■ Written problem: Without the pictures, output the lines of the material from the very first through the one that holds "width=0.42, saturation=1, ax=ax)".

════════════════

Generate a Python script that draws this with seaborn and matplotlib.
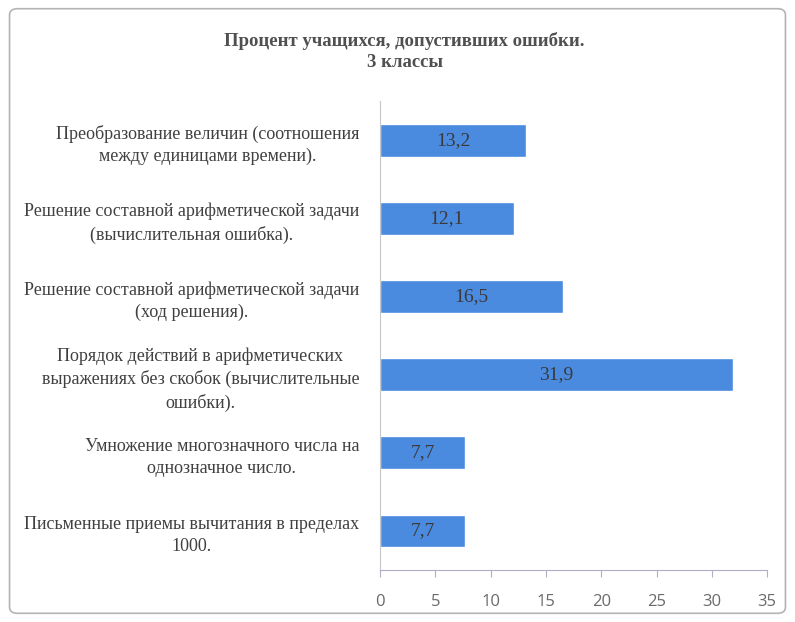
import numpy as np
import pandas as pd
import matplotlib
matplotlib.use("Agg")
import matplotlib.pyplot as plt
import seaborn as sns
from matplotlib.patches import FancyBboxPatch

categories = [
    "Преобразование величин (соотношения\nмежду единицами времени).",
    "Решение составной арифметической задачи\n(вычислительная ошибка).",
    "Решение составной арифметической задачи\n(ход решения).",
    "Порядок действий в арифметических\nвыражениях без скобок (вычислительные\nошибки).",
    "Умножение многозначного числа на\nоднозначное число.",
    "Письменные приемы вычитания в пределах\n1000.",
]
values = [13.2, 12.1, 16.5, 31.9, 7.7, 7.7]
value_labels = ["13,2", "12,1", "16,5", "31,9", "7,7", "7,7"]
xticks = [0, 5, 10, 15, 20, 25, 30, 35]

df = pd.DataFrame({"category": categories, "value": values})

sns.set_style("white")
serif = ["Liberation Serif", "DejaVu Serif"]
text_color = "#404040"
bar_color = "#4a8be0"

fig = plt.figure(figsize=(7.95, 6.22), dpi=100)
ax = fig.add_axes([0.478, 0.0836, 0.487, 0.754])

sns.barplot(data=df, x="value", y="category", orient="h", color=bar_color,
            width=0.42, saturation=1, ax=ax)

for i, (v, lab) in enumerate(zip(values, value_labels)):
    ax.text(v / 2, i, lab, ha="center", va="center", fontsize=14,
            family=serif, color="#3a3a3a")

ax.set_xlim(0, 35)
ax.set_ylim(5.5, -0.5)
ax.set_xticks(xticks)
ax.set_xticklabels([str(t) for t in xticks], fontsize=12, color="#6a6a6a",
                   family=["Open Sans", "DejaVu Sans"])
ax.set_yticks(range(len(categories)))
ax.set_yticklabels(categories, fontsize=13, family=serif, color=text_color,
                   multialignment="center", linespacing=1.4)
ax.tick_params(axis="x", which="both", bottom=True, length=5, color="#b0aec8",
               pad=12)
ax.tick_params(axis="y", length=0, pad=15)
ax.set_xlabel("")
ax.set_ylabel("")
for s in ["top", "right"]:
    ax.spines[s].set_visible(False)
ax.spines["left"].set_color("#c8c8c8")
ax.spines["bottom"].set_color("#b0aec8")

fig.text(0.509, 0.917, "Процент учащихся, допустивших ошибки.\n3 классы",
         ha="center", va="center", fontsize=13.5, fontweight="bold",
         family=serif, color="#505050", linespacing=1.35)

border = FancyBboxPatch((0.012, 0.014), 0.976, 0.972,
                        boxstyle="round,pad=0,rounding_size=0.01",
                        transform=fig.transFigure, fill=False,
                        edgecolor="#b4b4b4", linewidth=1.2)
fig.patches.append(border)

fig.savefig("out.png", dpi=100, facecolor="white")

════════════════

■ Output of the task:
Generate a Python script that draws this with seaborn and matplotlib.
import numpy as np
import pandas as pd
import matplotlib
matplotlib.use("Agg")
import matplotlib.pyplot as plt
import seaborn as sns
from matplotlib.patches import FancyBboxPatch

categories = [
    "Преобразование величин (соотношения\nмежду единицами времени).",
    "Решение составной арифметической задачи\n(вычислительная ошибка).",
    "Решение составной арифметической задачи\n(ход решения).",
    "Порядок действий в арифметических\nвыражениях без скобок (вычислительные\nошибки).",
    "Умножение многозначного числа на\nоднозначное число.",
    "Письменные приемы вычитания в пределах\n1000.",
]
values = [13.2, 12.1, 16.5, 31.9, 7.7, 7.7]
value_labels = ["13,2", "12,1", "16,5", "31,9", "7,7", "7,7"]
xticks = [0, 5, 10, 15, 20, 25, 30, 35]

df = pd.DataFrame({"category": categories, "value": values})

sns.set_style("white")
serif = ["Liberation Serif", "DejaVu Serif"]
text_color = "#404040"
bar_color = "#4a8be0"

fig = plt.figure(figsize=(7.95, 6.22), dpi=100)
ax = fig.add_axes([0.478, 0.0836, 0.487, 0.754])

sns.barplot(data=df, x="value", y="category", orient="h", color=bar_color,
            width=0.42, saturation=1, ax=ax)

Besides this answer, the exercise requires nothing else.